RECORDS FOR PROCESSING ::
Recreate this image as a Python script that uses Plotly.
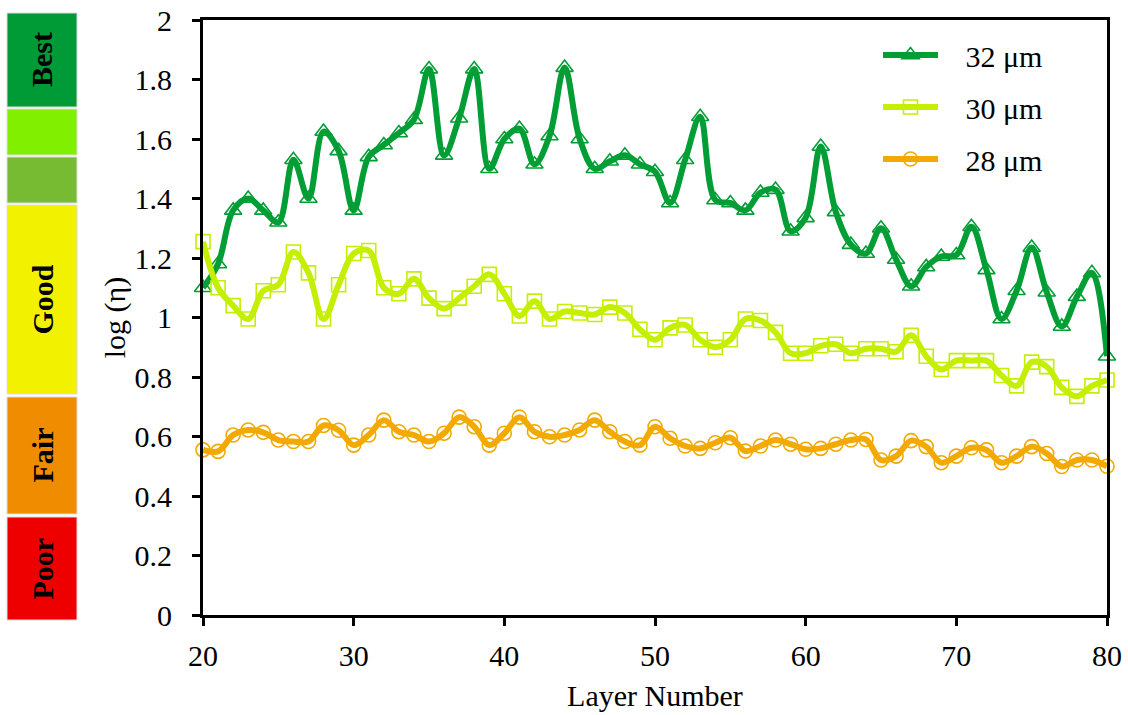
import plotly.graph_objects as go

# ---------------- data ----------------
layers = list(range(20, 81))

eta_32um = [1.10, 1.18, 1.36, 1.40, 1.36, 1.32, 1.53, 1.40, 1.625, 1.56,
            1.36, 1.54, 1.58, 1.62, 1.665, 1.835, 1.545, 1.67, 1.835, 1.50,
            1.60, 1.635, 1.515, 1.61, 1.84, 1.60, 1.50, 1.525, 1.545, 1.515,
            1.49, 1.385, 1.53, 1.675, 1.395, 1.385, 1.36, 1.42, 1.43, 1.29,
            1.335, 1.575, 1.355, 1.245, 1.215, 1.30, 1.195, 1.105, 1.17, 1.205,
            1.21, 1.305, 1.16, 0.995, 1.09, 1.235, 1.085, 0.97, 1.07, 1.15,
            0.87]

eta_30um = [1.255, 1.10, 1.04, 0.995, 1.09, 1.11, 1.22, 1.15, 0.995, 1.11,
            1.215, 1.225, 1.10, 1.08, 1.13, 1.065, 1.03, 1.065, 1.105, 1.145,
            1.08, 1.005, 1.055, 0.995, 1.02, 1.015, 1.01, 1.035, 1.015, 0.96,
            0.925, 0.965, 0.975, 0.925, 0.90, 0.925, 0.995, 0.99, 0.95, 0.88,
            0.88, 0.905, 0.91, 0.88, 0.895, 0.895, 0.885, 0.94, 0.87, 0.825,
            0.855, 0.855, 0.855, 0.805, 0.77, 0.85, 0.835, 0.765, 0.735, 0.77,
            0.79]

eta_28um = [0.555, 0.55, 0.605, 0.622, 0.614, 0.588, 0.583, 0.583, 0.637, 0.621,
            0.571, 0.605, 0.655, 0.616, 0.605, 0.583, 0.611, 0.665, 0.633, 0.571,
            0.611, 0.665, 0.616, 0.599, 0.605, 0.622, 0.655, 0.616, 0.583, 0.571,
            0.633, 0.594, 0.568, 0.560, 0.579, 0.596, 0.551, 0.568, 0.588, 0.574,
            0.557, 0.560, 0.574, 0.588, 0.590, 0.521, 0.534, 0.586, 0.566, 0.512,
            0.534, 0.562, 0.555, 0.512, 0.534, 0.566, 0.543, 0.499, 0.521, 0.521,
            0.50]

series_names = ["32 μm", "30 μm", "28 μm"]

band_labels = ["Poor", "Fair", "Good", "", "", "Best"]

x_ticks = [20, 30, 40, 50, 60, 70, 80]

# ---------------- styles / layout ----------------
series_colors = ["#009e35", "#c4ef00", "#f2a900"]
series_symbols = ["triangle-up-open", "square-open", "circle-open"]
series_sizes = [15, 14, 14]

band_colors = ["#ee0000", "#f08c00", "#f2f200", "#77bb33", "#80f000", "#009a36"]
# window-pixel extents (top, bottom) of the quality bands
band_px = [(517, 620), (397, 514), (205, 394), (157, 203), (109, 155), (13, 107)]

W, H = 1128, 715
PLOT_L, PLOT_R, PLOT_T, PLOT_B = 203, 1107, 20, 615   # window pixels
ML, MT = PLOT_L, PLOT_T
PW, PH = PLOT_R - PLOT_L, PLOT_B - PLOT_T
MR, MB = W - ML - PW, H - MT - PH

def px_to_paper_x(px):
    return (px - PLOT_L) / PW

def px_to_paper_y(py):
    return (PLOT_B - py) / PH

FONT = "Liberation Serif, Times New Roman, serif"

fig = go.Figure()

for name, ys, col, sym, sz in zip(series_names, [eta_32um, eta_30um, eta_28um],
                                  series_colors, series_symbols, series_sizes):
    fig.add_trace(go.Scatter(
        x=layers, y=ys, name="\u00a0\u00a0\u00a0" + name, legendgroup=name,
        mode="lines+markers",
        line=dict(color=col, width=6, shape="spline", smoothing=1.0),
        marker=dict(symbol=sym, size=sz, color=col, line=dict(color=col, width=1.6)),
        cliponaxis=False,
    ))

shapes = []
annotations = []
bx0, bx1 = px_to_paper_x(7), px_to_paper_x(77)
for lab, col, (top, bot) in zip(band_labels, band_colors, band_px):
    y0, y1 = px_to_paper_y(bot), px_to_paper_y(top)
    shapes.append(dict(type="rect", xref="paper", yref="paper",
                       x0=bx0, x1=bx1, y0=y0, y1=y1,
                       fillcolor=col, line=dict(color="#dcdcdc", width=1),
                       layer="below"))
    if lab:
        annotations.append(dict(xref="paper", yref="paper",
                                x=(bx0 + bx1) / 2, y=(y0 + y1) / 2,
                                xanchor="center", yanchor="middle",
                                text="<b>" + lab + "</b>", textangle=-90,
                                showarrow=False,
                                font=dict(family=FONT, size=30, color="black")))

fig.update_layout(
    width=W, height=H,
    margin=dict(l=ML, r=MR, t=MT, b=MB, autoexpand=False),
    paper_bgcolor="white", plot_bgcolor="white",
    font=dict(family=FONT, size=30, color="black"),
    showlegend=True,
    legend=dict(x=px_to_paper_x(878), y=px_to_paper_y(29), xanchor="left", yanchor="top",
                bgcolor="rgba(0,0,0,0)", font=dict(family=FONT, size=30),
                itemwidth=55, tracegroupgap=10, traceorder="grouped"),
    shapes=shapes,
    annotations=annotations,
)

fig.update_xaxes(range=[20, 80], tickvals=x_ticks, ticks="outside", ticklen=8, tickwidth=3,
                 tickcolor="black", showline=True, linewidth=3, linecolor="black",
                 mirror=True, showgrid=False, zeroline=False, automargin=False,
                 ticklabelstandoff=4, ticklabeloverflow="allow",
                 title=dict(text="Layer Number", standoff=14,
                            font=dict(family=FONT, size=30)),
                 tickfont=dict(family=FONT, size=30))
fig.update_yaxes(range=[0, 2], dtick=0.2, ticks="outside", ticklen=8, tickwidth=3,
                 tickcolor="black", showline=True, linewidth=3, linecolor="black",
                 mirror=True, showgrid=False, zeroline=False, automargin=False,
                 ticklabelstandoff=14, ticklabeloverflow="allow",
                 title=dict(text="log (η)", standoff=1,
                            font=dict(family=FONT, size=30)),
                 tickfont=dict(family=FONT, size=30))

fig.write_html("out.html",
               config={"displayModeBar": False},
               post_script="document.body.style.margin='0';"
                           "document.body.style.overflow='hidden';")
...
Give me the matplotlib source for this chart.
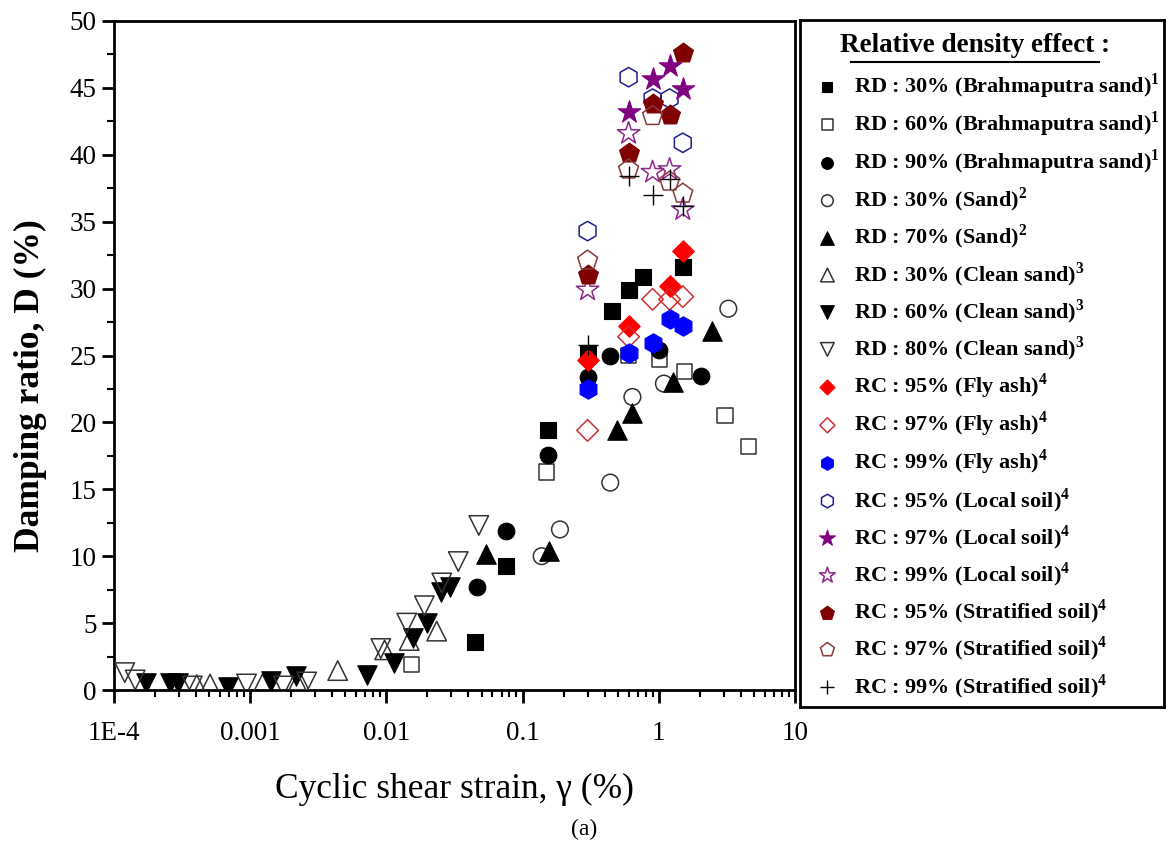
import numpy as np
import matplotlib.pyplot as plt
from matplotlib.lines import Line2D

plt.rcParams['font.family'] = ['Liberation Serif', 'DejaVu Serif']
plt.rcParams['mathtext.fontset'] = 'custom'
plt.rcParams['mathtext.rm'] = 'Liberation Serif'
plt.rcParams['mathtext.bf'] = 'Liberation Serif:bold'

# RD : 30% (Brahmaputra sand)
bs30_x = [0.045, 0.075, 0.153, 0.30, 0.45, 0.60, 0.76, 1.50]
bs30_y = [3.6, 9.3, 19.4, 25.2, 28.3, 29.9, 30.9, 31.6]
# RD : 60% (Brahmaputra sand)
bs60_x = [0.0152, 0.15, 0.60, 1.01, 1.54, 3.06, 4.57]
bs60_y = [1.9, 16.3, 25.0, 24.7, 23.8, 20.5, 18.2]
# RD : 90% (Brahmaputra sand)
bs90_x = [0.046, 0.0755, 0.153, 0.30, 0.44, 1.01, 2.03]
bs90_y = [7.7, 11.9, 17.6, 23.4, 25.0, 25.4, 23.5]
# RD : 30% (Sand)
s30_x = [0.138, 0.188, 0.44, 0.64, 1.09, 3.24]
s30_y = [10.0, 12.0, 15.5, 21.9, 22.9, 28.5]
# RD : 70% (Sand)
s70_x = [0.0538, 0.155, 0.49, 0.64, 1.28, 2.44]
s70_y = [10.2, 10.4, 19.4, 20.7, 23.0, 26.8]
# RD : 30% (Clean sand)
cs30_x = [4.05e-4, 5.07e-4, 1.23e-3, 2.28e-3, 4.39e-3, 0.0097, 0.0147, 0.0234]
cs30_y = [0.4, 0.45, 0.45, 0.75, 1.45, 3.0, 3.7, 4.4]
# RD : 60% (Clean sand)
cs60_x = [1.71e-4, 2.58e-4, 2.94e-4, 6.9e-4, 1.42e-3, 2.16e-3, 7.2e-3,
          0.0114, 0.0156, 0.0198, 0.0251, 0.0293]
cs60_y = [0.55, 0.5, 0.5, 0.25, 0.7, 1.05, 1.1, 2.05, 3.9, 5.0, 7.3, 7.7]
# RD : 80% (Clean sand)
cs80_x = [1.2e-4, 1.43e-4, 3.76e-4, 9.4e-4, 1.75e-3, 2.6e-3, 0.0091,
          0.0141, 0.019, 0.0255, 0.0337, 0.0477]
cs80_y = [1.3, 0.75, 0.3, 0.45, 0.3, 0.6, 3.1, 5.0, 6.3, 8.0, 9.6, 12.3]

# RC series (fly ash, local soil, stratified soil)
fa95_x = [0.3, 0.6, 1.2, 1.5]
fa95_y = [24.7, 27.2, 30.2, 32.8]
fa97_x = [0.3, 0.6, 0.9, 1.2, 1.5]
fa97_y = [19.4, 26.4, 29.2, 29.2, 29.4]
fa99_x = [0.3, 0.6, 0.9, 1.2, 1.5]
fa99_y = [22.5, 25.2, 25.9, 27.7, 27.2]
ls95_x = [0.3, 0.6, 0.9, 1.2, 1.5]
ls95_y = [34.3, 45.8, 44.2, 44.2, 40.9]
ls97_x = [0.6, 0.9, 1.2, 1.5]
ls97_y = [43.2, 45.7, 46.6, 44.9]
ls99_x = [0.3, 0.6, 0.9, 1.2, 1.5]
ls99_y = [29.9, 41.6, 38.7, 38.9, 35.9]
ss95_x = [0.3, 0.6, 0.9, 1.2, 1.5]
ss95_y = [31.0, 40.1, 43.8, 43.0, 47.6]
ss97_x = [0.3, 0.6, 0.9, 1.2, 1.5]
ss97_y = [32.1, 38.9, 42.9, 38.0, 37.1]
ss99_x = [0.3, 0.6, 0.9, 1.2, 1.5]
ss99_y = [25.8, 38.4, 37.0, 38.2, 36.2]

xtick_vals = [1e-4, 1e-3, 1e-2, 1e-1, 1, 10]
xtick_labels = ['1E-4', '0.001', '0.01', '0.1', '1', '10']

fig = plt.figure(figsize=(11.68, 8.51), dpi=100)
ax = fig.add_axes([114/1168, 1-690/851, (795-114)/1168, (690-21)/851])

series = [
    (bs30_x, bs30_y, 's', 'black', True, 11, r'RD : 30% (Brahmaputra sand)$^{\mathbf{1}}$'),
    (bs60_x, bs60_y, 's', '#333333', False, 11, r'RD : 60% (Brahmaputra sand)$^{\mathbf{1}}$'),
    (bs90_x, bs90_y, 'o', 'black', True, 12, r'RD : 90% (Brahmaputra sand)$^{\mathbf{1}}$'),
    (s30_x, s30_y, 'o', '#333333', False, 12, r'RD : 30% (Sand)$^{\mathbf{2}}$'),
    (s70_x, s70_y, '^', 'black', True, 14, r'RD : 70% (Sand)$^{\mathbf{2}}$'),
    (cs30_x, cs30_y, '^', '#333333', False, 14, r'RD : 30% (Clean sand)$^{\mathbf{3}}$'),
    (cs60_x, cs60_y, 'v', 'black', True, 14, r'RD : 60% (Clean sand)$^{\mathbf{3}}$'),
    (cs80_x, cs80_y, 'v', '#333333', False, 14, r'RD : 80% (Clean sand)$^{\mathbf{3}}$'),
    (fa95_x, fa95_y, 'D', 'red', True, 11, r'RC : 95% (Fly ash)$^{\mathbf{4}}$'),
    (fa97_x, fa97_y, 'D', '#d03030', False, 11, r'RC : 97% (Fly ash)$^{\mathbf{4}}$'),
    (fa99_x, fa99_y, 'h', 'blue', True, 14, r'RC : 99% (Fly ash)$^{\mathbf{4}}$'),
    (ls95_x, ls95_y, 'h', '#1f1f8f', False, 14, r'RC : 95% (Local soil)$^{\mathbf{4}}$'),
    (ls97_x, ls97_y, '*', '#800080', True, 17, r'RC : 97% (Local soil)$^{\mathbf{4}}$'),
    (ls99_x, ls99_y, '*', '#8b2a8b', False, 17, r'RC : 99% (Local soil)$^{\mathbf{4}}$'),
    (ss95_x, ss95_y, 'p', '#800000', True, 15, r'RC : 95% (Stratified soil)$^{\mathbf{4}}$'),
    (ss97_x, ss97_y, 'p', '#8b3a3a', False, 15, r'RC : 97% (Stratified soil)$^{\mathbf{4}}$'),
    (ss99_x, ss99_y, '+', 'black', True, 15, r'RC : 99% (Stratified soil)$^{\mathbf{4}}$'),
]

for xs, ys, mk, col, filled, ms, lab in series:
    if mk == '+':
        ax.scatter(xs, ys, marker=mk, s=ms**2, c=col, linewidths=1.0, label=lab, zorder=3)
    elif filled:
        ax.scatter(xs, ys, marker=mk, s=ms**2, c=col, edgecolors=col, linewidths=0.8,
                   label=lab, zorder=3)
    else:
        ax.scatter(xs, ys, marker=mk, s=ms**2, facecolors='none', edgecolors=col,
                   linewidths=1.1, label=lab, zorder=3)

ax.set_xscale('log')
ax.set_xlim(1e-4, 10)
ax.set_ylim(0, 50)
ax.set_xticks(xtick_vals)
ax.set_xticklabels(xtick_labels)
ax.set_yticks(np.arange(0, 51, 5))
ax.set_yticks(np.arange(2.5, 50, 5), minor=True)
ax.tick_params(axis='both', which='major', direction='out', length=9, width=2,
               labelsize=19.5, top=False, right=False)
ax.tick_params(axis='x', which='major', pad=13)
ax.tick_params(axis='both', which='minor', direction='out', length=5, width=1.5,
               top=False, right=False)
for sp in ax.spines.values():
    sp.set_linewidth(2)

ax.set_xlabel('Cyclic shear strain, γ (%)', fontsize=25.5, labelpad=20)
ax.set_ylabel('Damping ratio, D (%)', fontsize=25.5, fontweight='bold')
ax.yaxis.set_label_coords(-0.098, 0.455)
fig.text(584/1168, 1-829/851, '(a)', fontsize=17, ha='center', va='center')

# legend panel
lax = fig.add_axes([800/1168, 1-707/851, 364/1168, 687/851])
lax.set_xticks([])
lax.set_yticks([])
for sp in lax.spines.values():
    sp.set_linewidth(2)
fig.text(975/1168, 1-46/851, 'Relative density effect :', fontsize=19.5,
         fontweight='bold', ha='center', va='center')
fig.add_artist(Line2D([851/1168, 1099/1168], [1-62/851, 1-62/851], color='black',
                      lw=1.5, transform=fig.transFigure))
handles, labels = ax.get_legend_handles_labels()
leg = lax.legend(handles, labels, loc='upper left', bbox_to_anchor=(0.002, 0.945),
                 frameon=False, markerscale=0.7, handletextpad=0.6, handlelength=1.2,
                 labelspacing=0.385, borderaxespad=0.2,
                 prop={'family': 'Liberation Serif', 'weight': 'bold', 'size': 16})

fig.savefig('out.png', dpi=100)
==
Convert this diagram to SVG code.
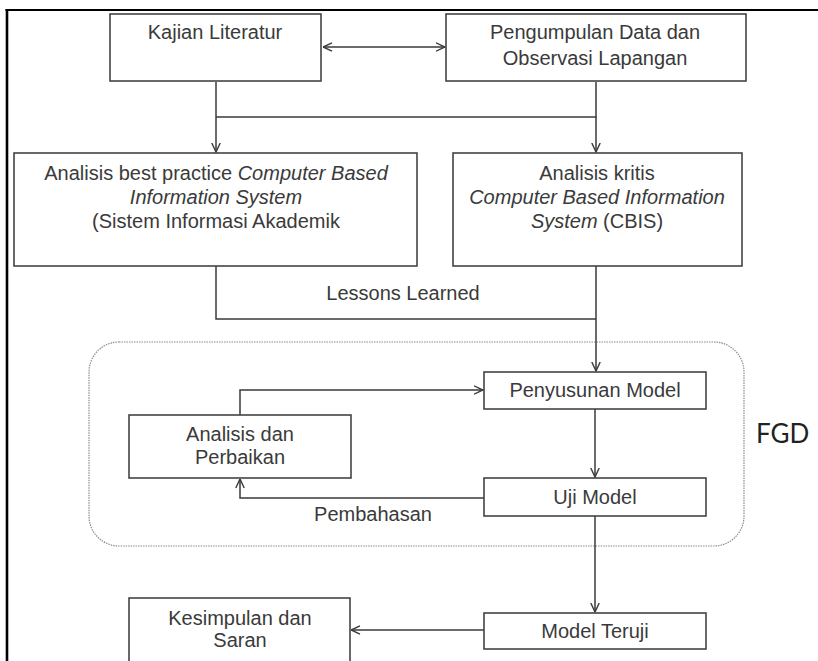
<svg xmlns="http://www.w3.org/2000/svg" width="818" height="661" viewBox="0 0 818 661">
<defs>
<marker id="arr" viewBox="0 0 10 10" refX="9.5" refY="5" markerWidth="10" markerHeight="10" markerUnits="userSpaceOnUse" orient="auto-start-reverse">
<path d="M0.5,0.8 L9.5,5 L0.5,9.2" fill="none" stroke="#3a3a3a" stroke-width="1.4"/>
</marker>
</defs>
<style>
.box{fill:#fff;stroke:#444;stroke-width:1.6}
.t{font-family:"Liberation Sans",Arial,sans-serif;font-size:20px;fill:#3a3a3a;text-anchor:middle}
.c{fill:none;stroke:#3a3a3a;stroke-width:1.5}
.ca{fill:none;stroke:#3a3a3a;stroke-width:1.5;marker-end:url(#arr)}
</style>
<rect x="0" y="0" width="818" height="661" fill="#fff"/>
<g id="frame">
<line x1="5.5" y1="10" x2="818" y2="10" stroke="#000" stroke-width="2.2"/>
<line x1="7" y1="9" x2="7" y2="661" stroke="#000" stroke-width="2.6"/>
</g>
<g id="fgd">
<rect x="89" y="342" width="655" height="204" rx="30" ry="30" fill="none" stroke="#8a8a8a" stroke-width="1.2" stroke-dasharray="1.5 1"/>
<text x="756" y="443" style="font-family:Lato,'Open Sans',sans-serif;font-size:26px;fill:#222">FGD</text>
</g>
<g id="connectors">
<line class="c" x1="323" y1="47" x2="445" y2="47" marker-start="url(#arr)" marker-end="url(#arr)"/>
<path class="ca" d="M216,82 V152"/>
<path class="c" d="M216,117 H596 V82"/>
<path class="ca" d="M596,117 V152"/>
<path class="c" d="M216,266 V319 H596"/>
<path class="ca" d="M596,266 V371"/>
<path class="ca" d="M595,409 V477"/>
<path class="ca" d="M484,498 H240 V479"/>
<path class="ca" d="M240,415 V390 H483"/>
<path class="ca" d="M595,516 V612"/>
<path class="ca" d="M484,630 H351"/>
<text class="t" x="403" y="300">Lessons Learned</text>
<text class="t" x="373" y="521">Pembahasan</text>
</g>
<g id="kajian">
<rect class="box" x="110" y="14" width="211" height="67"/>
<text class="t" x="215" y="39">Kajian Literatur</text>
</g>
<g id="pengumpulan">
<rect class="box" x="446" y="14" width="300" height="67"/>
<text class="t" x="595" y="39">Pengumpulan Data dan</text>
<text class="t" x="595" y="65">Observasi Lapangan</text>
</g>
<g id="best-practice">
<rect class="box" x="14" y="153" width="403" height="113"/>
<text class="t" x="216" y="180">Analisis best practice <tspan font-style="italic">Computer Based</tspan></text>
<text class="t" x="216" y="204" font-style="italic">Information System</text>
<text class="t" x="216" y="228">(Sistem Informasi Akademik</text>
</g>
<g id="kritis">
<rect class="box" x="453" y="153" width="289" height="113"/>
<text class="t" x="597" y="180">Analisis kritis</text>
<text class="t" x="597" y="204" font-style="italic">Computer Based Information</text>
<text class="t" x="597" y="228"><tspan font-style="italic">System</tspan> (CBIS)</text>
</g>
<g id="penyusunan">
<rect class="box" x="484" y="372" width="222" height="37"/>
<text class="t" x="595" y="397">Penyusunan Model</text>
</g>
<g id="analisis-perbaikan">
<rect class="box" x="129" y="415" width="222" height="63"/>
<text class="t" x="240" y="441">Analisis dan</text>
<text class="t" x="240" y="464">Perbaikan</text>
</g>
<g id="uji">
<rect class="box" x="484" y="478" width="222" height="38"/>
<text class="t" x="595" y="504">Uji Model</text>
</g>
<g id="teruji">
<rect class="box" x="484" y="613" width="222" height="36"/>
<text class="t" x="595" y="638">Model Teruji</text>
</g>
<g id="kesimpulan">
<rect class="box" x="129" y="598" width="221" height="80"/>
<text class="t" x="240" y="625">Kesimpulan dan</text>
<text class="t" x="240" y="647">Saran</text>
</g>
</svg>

WHAT THE TASK REQUIRES ::
In the listing above, find the line with "Give me the matplotlib source for this chart." and the line with "plt.rcParams['mathtext.bf'] = 'Liberation". Copy both of them and every line between, exactly, but not the pictures.

TASK RESPONSE ::
Give me the matplotlib source for this chart.
import numpy as np
import matplotlib.pyplot as plt
from matplotlib.lines import Line2D

plt.rcParams['font.family'] = ['Liberation Serif', 'DejaVu Serif']
plt.rcParams['mathtext.fontset'] = 'custom'
plt.rcParams['mathtext.rm'] = 'Liberation Serif'
plt.rcParams['mathtext.bf'] = 'Liberation Serif:bold'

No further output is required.